## BEGIN

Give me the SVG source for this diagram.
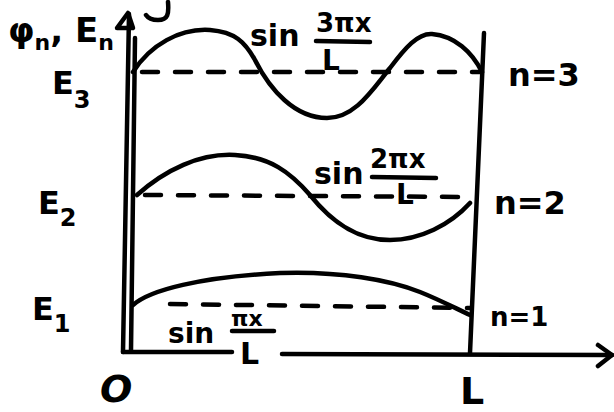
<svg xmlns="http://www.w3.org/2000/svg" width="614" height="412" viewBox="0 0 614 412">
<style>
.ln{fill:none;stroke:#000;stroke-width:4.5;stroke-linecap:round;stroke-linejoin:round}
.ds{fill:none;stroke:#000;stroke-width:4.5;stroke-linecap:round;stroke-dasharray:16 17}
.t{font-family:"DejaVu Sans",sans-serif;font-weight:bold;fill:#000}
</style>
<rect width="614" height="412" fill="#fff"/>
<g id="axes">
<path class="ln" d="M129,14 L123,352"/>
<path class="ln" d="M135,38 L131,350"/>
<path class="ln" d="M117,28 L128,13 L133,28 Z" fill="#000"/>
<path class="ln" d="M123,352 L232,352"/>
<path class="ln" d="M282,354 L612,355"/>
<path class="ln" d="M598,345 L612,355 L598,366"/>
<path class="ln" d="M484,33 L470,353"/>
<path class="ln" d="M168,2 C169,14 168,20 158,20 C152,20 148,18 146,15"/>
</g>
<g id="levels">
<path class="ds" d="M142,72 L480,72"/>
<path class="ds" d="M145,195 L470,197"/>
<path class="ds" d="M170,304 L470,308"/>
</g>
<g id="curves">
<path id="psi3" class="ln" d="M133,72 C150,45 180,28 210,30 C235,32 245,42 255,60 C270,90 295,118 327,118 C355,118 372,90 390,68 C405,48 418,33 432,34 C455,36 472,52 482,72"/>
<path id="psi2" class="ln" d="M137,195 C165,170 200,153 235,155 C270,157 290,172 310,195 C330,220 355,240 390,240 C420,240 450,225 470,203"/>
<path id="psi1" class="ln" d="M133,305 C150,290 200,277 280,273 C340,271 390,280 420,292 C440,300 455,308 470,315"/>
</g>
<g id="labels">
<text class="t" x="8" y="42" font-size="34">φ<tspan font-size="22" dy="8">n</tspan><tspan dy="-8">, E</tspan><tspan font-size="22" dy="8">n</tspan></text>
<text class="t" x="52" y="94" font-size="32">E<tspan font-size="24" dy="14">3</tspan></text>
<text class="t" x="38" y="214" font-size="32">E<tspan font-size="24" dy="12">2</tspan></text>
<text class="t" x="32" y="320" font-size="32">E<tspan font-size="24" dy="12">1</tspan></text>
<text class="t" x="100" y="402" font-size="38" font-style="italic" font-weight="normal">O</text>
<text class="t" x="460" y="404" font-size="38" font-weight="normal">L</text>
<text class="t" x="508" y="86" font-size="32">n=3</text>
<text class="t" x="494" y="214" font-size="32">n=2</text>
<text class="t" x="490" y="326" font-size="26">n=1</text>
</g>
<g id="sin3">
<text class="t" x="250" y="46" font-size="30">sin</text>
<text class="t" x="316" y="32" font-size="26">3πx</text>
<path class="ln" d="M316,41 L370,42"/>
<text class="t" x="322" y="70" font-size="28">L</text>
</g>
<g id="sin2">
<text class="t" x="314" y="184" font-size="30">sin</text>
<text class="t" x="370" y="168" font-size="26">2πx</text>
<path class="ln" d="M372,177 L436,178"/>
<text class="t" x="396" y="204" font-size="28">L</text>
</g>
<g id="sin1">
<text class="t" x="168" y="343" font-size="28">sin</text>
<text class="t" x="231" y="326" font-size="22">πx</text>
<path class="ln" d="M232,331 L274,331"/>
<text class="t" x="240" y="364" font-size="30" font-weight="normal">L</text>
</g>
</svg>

## END
## BEGIN

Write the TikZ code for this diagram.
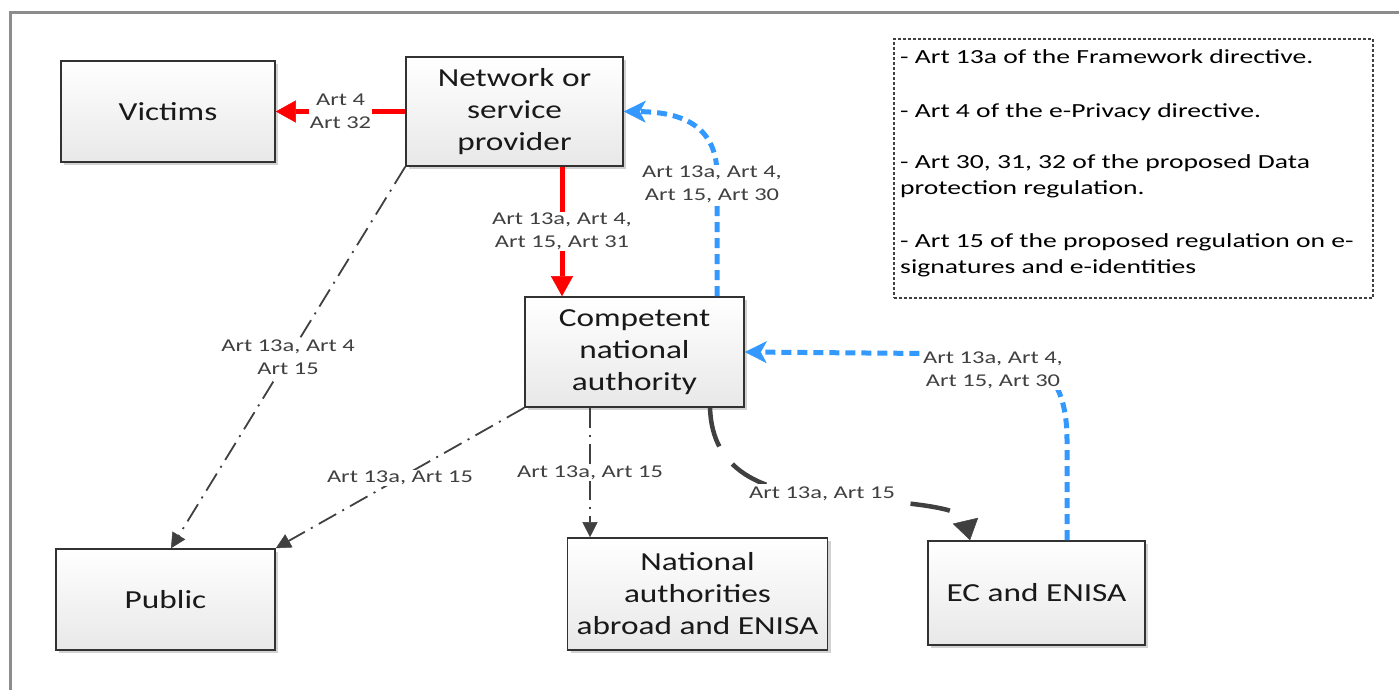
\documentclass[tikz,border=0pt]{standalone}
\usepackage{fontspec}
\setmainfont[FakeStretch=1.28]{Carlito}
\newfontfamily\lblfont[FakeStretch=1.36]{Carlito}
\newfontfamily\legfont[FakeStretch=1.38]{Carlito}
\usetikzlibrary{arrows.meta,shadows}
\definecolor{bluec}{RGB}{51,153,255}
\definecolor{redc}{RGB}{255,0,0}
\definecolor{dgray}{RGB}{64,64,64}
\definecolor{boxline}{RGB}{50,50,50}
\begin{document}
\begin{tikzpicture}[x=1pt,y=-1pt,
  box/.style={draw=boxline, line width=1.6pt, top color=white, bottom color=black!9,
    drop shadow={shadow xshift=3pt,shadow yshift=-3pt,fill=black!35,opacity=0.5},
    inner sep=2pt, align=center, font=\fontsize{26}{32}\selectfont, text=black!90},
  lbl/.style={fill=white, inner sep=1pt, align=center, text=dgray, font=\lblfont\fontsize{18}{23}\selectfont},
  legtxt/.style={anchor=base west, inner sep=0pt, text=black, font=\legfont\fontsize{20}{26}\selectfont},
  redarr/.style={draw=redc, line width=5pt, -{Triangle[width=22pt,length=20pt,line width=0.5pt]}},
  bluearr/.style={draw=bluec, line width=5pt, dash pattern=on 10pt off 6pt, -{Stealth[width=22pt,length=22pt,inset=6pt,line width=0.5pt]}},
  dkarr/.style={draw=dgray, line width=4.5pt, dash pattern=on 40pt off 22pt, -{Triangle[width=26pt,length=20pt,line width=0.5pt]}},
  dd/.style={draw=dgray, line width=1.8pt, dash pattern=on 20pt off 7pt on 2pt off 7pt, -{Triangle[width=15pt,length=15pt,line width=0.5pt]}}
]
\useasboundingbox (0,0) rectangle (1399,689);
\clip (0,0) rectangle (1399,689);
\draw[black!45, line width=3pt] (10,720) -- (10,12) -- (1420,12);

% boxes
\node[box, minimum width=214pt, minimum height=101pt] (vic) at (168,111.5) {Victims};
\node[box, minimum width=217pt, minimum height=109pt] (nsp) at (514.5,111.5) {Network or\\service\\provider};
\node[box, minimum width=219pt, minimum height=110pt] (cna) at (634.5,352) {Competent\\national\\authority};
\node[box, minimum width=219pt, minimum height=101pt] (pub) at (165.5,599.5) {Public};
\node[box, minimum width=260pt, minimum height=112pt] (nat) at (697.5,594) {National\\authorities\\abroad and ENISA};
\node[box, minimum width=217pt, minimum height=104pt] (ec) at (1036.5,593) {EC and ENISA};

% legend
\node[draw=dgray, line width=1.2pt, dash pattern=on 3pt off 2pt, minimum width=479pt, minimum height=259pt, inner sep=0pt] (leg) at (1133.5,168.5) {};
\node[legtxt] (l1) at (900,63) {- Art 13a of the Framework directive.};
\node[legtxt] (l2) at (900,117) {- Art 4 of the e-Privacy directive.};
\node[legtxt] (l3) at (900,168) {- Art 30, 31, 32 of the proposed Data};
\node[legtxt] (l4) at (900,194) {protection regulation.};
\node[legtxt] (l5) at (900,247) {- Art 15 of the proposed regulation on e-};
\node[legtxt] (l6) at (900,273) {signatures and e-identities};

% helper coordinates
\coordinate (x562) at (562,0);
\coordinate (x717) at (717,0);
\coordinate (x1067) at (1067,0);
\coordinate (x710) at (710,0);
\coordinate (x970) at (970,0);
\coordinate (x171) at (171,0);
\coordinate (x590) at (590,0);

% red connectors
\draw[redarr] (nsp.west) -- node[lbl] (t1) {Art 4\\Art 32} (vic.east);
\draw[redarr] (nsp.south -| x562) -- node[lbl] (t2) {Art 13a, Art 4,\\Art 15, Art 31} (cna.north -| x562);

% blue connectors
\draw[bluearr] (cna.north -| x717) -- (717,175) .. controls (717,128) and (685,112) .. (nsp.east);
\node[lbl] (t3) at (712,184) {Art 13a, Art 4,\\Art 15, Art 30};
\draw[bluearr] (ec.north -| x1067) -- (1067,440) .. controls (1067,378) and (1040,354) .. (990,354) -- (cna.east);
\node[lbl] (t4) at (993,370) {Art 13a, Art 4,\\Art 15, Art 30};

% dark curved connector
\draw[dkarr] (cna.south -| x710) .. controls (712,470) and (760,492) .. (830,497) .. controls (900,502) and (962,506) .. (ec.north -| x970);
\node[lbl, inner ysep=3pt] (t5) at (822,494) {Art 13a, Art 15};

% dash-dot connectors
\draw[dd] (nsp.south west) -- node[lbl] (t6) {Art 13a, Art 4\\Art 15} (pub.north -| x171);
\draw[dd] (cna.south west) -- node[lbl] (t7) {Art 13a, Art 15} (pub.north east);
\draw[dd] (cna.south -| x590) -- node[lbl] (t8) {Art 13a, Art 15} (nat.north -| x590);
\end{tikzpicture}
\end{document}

## END
## BEGIN

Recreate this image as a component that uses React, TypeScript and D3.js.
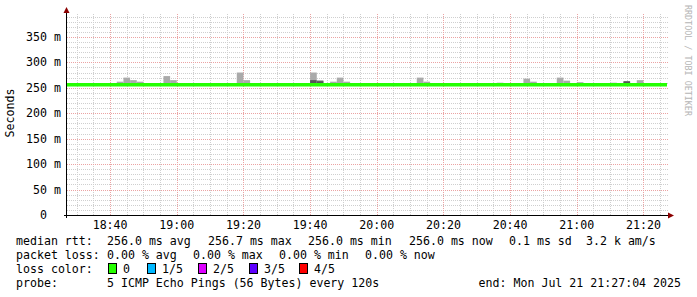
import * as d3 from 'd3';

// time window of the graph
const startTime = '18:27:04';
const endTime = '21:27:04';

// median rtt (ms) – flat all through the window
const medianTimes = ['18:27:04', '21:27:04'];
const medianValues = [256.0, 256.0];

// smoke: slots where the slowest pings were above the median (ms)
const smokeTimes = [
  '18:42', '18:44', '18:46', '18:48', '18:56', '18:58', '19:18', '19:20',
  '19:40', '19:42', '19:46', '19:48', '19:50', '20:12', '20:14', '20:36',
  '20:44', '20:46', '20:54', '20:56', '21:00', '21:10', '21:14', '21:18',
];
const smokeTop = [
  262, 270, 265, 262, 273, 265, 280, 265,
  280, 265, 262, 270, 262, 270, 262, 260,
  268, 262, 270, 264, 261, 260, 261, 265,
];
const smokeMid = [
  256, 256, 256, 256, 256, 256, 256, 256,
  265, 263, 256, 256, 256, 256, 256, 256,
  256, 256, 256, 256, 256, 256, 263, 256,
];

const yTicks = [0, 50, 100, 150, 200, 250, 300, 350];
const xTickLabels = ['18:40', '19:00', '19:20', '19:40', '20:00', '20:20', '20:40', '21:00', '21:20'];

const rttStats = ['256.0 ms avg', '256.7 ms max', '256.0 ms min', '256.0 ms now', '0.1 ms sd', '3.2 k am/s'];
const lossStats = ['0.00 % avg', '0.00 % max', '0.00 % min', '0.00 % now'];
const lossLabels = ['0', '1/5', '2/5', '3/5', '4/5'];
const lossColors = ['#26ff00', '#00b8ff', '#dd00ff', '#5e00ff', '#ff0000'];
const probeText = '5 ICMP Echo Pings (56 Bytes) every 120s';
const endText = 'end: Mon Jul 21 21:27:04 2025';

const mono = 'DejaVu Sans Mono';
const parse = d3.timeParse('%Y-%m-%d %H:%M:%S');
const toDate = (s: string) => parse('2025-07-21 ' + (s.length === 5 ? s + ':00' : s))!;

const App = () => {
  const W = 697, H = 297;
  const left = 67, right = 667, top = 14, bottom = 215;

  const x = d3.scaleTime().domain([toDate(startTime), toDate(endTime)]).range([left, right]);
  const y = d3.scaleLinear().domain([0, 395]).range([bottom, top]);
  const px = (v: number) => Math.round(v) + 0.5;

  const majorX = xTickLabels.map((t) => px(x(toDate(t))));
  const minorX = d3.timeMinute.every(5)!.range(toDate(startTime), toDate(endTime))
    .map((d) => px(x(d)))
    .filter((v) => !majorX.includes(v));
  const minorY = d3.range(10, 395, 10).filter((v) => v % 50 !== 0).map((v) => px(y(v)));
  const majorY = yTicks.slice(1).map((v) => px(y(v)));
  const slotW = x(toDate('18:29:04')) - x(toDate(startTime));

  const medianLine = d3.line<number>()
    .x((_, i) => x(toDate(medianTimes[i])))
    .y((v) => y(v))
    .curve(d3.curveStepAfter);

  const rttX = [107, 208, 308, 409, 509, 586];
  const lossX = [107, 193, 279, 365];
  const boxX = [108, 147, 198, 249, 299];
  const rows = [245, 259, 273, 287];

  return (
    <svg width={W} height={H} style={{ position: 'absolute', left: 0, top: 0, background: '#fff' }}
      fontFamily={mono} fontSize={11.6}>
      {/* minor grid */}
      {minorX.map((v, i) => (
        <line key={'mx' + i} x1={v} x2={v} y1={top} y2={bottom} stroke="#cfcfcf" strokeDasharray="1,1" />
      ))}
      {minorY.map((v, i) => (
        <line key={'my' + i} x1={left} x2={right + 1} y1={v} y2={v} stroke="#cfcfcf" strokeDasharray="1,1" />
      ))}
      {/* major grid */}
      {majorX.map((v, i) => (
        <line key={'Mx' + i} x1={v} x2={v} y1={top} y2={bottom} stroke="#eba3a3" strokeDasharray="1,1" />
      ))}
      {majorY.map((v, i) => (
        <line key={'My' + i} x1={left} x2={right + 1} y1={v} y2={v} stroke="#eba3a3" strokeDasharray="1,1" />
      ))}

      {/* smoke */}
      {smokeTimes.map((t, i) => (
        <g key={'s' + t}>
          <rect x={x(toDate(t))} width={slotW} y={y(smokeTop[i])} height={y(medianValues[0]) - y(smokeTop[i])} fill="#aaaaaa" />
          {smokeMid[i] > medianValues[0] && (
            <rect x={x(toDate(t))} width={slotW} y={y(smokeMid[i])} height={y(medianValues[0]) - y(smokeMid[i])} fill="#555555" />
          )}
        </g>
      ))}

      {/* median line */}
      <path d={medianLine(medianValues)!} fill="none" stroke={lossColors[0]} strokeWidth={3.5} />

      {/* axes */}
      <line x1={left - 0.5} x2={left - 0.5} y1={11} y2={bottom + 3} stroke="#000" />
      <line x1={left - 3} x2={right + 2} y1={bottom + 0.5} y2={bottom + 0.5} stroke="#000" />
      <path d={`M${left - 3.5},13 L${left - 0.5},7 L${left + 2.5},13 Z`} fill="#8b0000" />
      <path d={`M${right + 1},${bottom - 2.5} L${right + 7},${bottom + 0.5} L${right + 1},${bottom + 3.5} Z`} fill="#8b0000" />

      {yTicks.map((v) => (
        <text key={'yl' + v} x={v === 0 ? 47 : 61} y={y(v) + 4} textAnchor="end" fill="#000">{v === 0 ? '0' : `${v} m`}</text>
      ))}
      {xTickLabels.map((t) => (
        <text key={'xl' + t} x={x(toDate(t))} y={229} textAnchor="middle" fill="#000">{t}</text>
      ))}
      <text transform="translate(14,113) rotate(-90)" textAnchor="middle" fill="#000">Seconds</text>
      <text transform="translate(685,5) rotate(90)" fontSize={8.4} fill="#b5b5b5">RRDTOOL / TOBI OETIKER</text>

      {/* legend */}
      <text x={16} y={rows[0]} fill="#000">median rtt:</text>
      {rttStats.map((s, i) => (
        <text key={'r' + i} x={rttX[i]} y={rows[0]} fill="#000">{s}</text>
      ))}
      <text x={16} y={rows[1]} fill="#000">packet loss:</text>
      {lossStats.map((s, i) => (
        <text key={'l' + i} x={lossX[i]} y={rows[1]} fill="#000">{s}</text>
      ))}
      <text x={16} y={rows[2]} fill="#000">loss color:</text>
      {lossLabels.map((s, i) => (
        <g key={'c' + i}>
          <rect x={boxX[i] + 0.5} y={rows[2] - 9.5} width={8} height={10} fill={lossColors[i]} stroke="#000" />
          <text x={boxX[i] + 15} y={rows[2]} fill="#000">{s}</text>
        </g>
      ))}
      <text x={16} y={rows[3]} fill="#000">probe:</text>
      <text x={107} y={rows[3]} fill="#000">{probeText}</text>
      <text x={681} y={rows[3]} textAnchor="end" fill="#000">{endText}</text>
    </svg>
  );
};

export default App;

## END

→ **Set exercise**:
Only the lines between the line with "Recreate this image" and the line with "const medianValues = [256.0, 256.0];", inclusive, should be reproduced, exactly as written and without pictures.

→ **Reply to the exercise**:
Recreate this image as a component that uses React, TypeScript and D3.js.
import * as d3 from 'd3';

// time window of the graph
const startTime = '18:27:04';
const endTime = '21:27:04';

// median rtt (ms) – flat all through the window
const medianTimes = ['18:27:04', '21:27:04'];
const medianValues = [256.0, 256.0];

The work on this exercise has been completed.